The Swedish trade unions have recently, both because the recent wage negotiations were marked by threats of a general strike before eventual agreement was reached on a three year agreement. In Sweden the T.U.C. itself act as the negotiating body with the employers, something the British T.U.C. has no power to do though in 1926 the difficulty was overcome by the trade union executives being called to a conference in which they endorsed the strike plans of the T.U.C. General Council. But the real difference between Sweden in 1966 and Britain in 1926 is that the Swedish employers are faced with an acute labour shortage and were reluctant to have their booming trade interrupted by a strike (or by the lock-out they threatened at one stage). In Britain forty years ago the advantage was with the employers and especially with the coal owners—a shut down of the mines was almost a blessing to them.

Years of nearly full employment also encouraged a development which governments and employers favoured anyway, the widespread practice of unions and the T.U.C. being represented on joint productivity bodies with employers and the government, on organisations such as the National Economic Development Council, and of union officials being appointed to the boards of nationalised industries.

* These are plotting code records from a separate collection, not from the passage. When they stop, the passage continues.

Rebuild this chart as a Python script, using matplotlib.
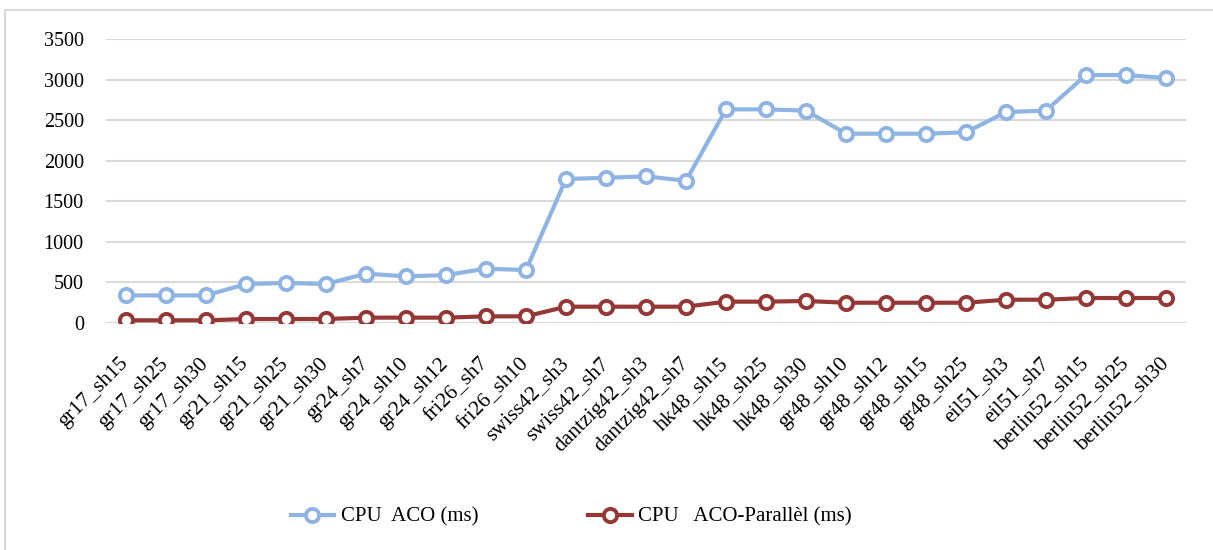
import numpy as np
import matplotlib
matplotlib.use("Agg")
import matplotlib.pyplot as plt
from matplotlib.patches import Rectangle
from matplotlib.transforms import ScaledTranslation

# instance names along the x axis
instances = ["gr17_sh15", "gr17_sh25", "gr17_sh30", "gr21_sh15", "gr21_sh25", "gr21_sh30",
             "gr24_sh7", "gr24_sh10", "gr24_sh12", "fri26_sh7", "fri26_sh10",
             "swiss42_sh3", "swiss42_sh7", "dantzig42_sh3", "dantzig42_sh7",
             "hk48_sh15", "hk48_sh25", "hk48_sh30", "gr48_sh10", "gr48_sh12",
             "gr48_sh15", "gr48_sh25", "eil51_sh3", "eil51_sh7",
             "berlin52_sh15", "berlin52_sh25", "berlin52_sh30"]

# CPU time (ms)
cpu_aco = [340, 340, 340, 480, 493, 480, 608, 575, 591, 669, 653,
           1774, 1790, 1807, 1753, 2633, 2633, 2617, 2333, 2333,
           2333, 2350, 2600, 2617, 3056, 3056, 3019]
cpu_parallel = [33, 33, 33, 49, 49, 49, 66, 66, 66, 82, 82,
                201, 201, 201, 201, 263, 263, 271, 250, 250,
                250, 250, 287, 287, 308, 308, 308]

yticks = [0, 500, 1000, 1500, 2000, 2500, 3000, 3500]

plt.rcParams['font.family'] = ['Liberation Serif', 'DejaVu Serif']

fig = plt.figure(figsize=(12.13, 5.5), dpi=100)
# light grey frame round the chart
fig.patches.append(Rectangle((5 / 1213, -0.01), 1.0, 1 - 10 / 550 + 0.01,
                             transform=fig.transFigure, fill=False,
                             edgecolor="#D9D9D9", linewidth=1.5))

axes = fig.add_axes([106 / 1213, 1 - 323 / 550, 1080 / 1213, 284 / 550])
x = np.arange(len(instances))

axes.plot(x, cpu_aco, color="#8EB4E3", linewidth=3, marker="o", markersize=9.5,
          markerfacecolor="white", markeredgewidth=2.8, markeredgecolor="#8EB4E3",
          label="CPU  ACO (ms)", zorder=3)
axes.plot(x, cpu_parallel, color="#953735", linewidth=3, marker="o", markersize=9.5,
          markerfacecolor="white", markeredgewidth=2.8, markeredgecolor="#953735",
          label="CPU   ACO-Parall\u00e8l (ms)", zorder=3)

axes.set_xlim(-0.5, len(instances) - 0.5)
axes.set_ylim(0, 3500)
axes.set_yticks(yticks)
axes.set_yticklabels([str(v) for v in yticks], fontsize=14.5)
axes.set_xticks(x)
axes.set_xticklabels(instances, rotation=45, ha="right", rotation_mode="anchor", fontsize=15.5)
axes.tick_params(axis="y", length=0, pad=16)
axes.tick_params(axis="x", length=0, pad=0)
# shift the slanted labels so each one ends just under its point
shift = ScaledTranslation(-0.07, -0.31, fig.dpi_scale_trans)
for lbl in axes.get_xticklabels():
    lbl.set_transform(lbl.get_transform() + shift)
axes.grid(axis="y", color="#D9D9D9", linewidth=1.5)
axes.set_axisbelow(True)
for side in axes.spines:
    axes.spines[side].set_visible(False)

fig.legend(loc="center", bbox_to_anchor=(0.471, 0.06), ncol=2, frameon=False,
           fontsize=15, handlelength=2.1, columnspacing=5.3, handletextpad=0.3)

fig.savefig("out.png", dpi=100)
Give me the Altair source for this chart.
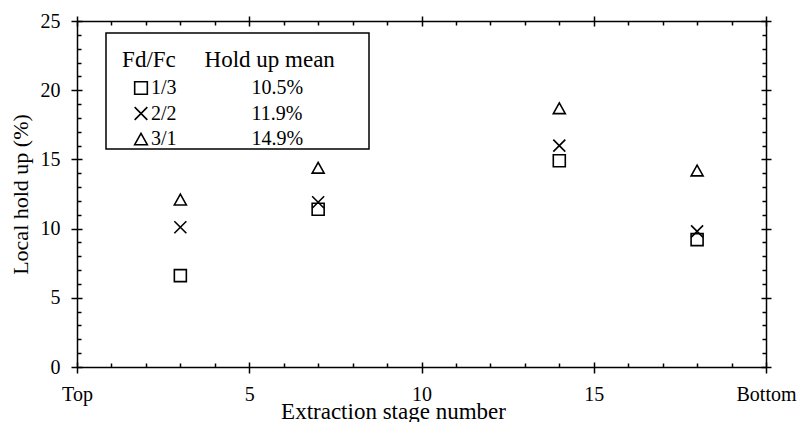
import altair as alt
import pandas as pd

# ---- data ----
stages = [3, 7, 14, 18]
series_names = ["1/3", "2/2", "3/1"]
holdup_13 = [6.6, 11.4, 14.9, 9.2]
holdup_22 = [10.1, 11.9, 16.0, 9.8]
holdup_31 = [12.1, 14.4, 18.7, 14.2]
hold_up_means = ["10.5%", "11.9%", "14.9%"]

x_major = [0, 5, 10, 15, 20]
x_minor = [1, 2, 3, 4, 6, 7, 8, 9, 11, 12, 13, 14, 16, 17, 18, 19]
y_major = [0, 5, 10, 15, 20, 25]
y_minor = [1, 2, 3, 4, 6, 7, 8, 9, 11, 12, 13, 14, 16, 17, 18, 19, 21, 22, 23, 24]

shapes = ["square", "M-1,-1L1,1M-1,1L1,-1", "M0,-0.9L1,0.9L-1,0.9Z"]

rows = []
for name, vals in zip(series_names, [holdup_13, holdup_22, holdup_31]):
    for s, v in zip(stages, vals):
        rows.append({"stage": s, "holdup": v, "ratio": name})
df = pd.DataFrame(rows)

FONT = "Liberation Serif"
NB = "\u00a0"
THIN = "\u2009"
ZW = "\u200b"

label_expr = "datum.label"
for name, mean in reversed(list(zip(series_names, hold_up_means))):
    label_expr = f"datum.label == '{name}' ? '{name}{NB * 15}{mean}' : ({label_expr})"

legend_title = [ZW, ZW + NB * 2 + THIN + "Fd/Fc" + NB * 5 + "Hold up mean" + NB * 5 + THIN + ZW]

x_scale = alt.Scale(domain=[0, 20], nice=False, zero=False)
y_scale = alt.Scale(domain=[0, 25], nice=False)

common = dict(tickColor="black", tickWidth=1.5, domainColor="black", domainWidth=1.5, grid=False)


def guide(orient, values, size, offset=0, domain=False):
    return alt.Axis(orient=orient, values=values, tickSize=size, offset=offset,
                    labels=False, domain=domain, title=None, **common)


points = alt.Chart(df).mark_point(filled=False, color="black", strokeWidth=1.6, size=144, opacity=1).encode(
    x=alt.X("stage:Q", scale=x_scale,
            axis=alt.Axis(orient="bottom", values=x_major, tickSize=6,
                          labelExpr="datum.value == 0 ? 'Top' : (datum.value == 20 ? 'Bottom' : datum.label)",
                          labelFlush=False, labelOverlap=False, labelPadding=11,
                          labelFont=FONT, labelFontSize=20, labelColor="black",
                          title="Extraction stage number", titleFont=FONT, titleFontSize=23,
                          titleFontWeight="normal", titleColor="black", titlePadding=-4,
                          titleX=316, titleAlign="center", **common)),
    y=alt.Y("holdup:Q", scale=y_scale,
            axis=alt.Axis(orient="left", values=y_major, tickSize=6, labelPadding=11,
                          labelFont=FONT, labelFontSize=20, labelColor="black",
                          title="Local hold up (%)", titleFont=FONT, titleFontSize=22,
                          titleFontWeight="normal", titleColor="black", titlePadding=8, **common)),
    shape=alt.Shape("ratio:N", scale=alt.Scale(domain=series_names, range=shapes),
                    legend=alt.Legend(orient="none", legendX=29, legendY=12,
                                      title=legend_title, titleFont=FONT, titleFontSize=23,
                                      titleFontWeight="normal", titleColor="black", titleLineHeight=16,
                                      titlePadding=6, titleLimit=0, labelExpr=label_expr, labelFont=FONT,
                                      labelFontSize=20, labelColor="black", labelLimit=0, symbolSize=160,
                                      symbolStrokeWidth=1.6, symbolStrokeColor="black",
                                      symbolOffset=25, labelOffset=0, rowPadding=5.5,
                                      padding=0, strokeColor="black", fillColor="white")),
)


def guide_layer(xaxis, yaxis):
    return alt.Chart(df).mark_point(opacity=0).encode(
        x=alt.X("stage:Q", scale=x_scale, axis=xaxis),
        y=alt.Y("holdup:Q", scale=y_scale, axis=yaxis),
    )


layers = [
    guide_layer(guide("bottom", x_major, 5, -5), guide("left", y_major, 5, -5)),
    guide_layer(guide("bottom", x_minor, 4, -4), guide("left", y_minor, 4, -4)),
    guide_layer(guide("top", x_major, 5, 0, True), guide("right", y_major, 5, 0, True)),
    guide_layer(guide("top", x_major, 5, -5), guide("right", y_major, 5, -5)),
    guide_layer(guide("top", x_minor, 4, -4), guide("right", y_minor, 4, -4)),
    points,
]

chart = alt.layer(*layers).resolve_axis(x="independent", y="independent").properties(
    width=689, height=346,
    autosize=alt.AutoSizeParams(type="none"),
    padding={"left": 77, "top": 21, "right": 36, "bottom": 55},
    background="white",
).configure_view(stroke=None).configure_legend(strokeWidth=1.5, cornerRadius=0)

chart.save("out.html", embed_options={"renderer": "svg", "actions": False})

The latest innovation is the government inspired plan to have trade unions invest funds in the Fairfield ship building company in order to save it from closure.

The argument advanced for this development by supporters of the Labour Party is that as they believe in planning it is logical that trade unions should at all levels have a hand in formulating and carrying out the plans for increasing production, and for sharing the product on the lines of the Government's Incomes Policy. It is based on a twofold illusion. Capitalism cannot be planned, either by those who own the means of production and distribution or by governments; still less by the trade union representatives invited in to be "consulted”, as will be shown the next time trade and production take a downward turn and unemployment rises.

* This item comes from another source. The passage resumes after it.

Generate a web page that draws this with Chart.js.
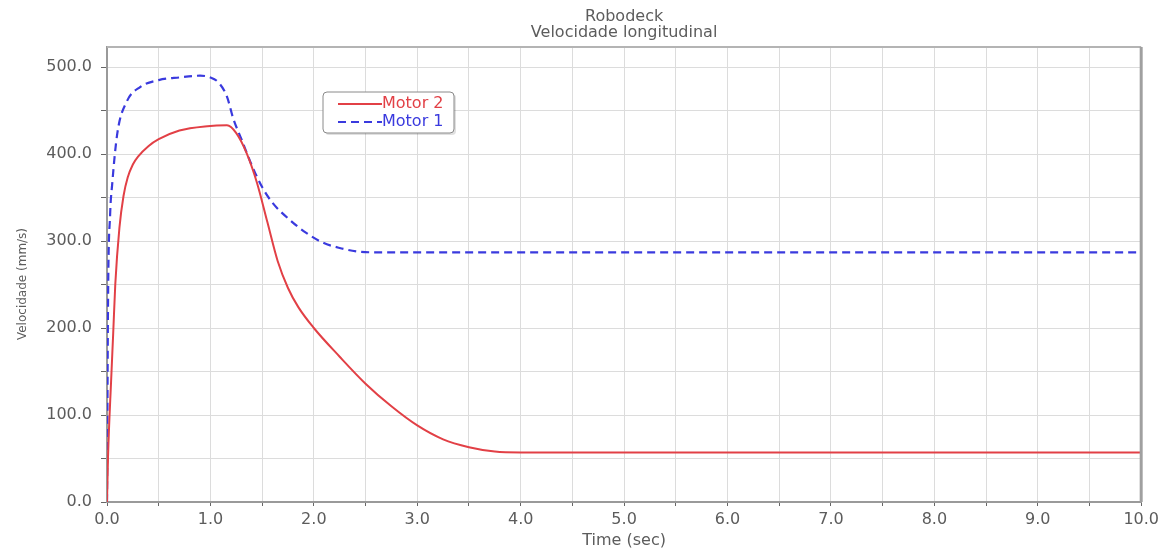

The illusion goes much deeper than this. It shows itself in every conference of the T.U.C. and of the separate unions. The agendas are weighed down with scores of high sounding motions on all sorts of questions thrown up by capitalism at home and internationally, reflecting the emotional reactions of delegates but utterly useless from a practical point of view. Nobody takes the slightest notice of them, and most are soon forgotten by those who voted then. It is not merely that time spent on them is wasted but the real business of trade unions, looking after the interests of members as wage earners, suffers greater or less degree of neglect as a consequence.

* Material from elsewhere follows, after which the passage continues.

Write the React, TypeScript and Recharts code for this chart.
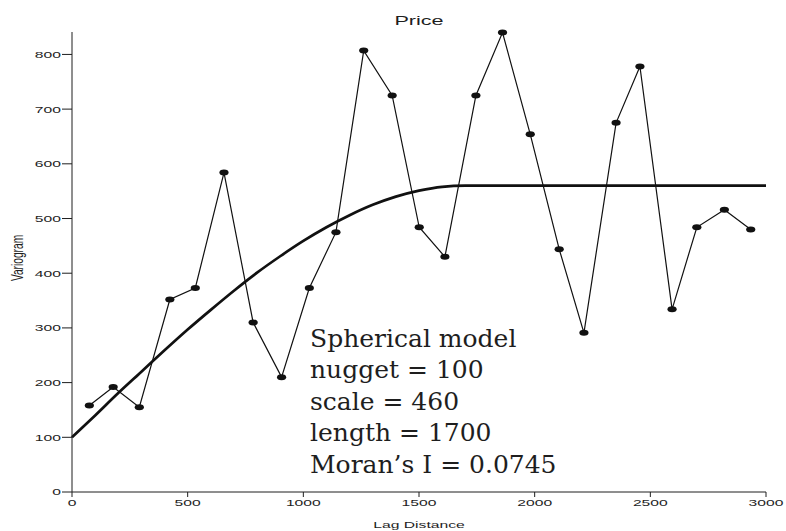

And the question which ought to be the overriding concern of trade unionists as members of the working class, their interest in getting rid of capitalism and its wages system, and establishing Socialism, never gets heard at all. In this the trade union movement is little further advanced than it was forty years ago.

Trade union conferences go on passing resolutions for the nationalisation of industries, always in the belief that replacing the private capitalist by the state will somehow save the workers from the consequences of capitalism. They fail to lake note of the experience of the miners. Before and during the 1926 strike the trade unions and the Labour Party were advocating nationalisation of the mines as the one and only remedy. Evidence on those lines had been given to the Royal Commission on the coal industry, the report of which came out a few months before the strike, recommending nationalisation of coal royalties but not of the industry itself. The Miners Federation looked on nationalisation as a way to solve wage problems and to step the closure of uneconomic pits and loss of jobs. And now that the coal industry has been nationalised for twenty years the miners are complaining about exactly the same problem. At the T.U.C. at Brighton in 1965 Congress carried a National Union of Mineworkers motion in favour of a “National fuel policy” designed to save the coal industry against competing fuels. In his supporting speech the General Secretary of the N.U.M. stated that jobs in the coal industry were dropping at the rate of 40,000 a year and a quarter of a million had disappeared since 1954. And the miners delegate who seconded could see no difference between Tory and Labour policy for closing down uneconomic pits. How could it be otherwise? What counts for capitalism is costs of production and prospects of profits. If oil and gas are cheaper than coal, (and new finds of natural gas in the North Sea threaten a still cheaper competitor) coal is no longer king and miners must look for other jobs. And of course nationalisation has solved no wages problem and local strikes in the coal industry go on steadily at about a dozen or so a week year in year out.

This fortieth anniversary of the General Strike finds the trade unions facing likely new developments in trade union law when the Royal Commission on trade unions and employers associations finishes its work. When Webb wrote the 1920 introduction to his History of Trade Unions he was confident that the earlier indefinite and precarious state of trade union law had gone and that the legal and constitutional status of the unions “has now been explicitly defined and embodied in precise and absolutely expressed statutes”. How wrong he was. New court decisions, and the “unofficial” strikes which have come with low unemployment, not to mention the growing acceptance of the idea of strikes by civil servants and other workers, who in 1920 only half-heartedly adopted the implications of trade union organisation, have led to demands for amendments to the law and for the setting up of new machinery for avoiding and settling disputes.

Some of the pressure for change stems from the employers dislike of the intractable attitude of unions in a period of full employment, but it also comes from people who imagine that social structure has altered and made former trade union action unnecessary. But capitalism is not essentially different, and the class struggle has not disappeared. While it is hard to imagine circumstances in which the 1926 experience could be repeated a sharp worsening of trade, with consequent pressure on wages, could overnight produce large-scale conflicts no matter what the Royal Commission may recommend and no matter what new laws and new industrial conciliation bodies may be set up. What we as Socialists may hope is that workers will not go on deluding themselves that trade union action, necessary as it is, can solve their problems. Not action within capitalism but political action to establish Socialism is what the situation requires.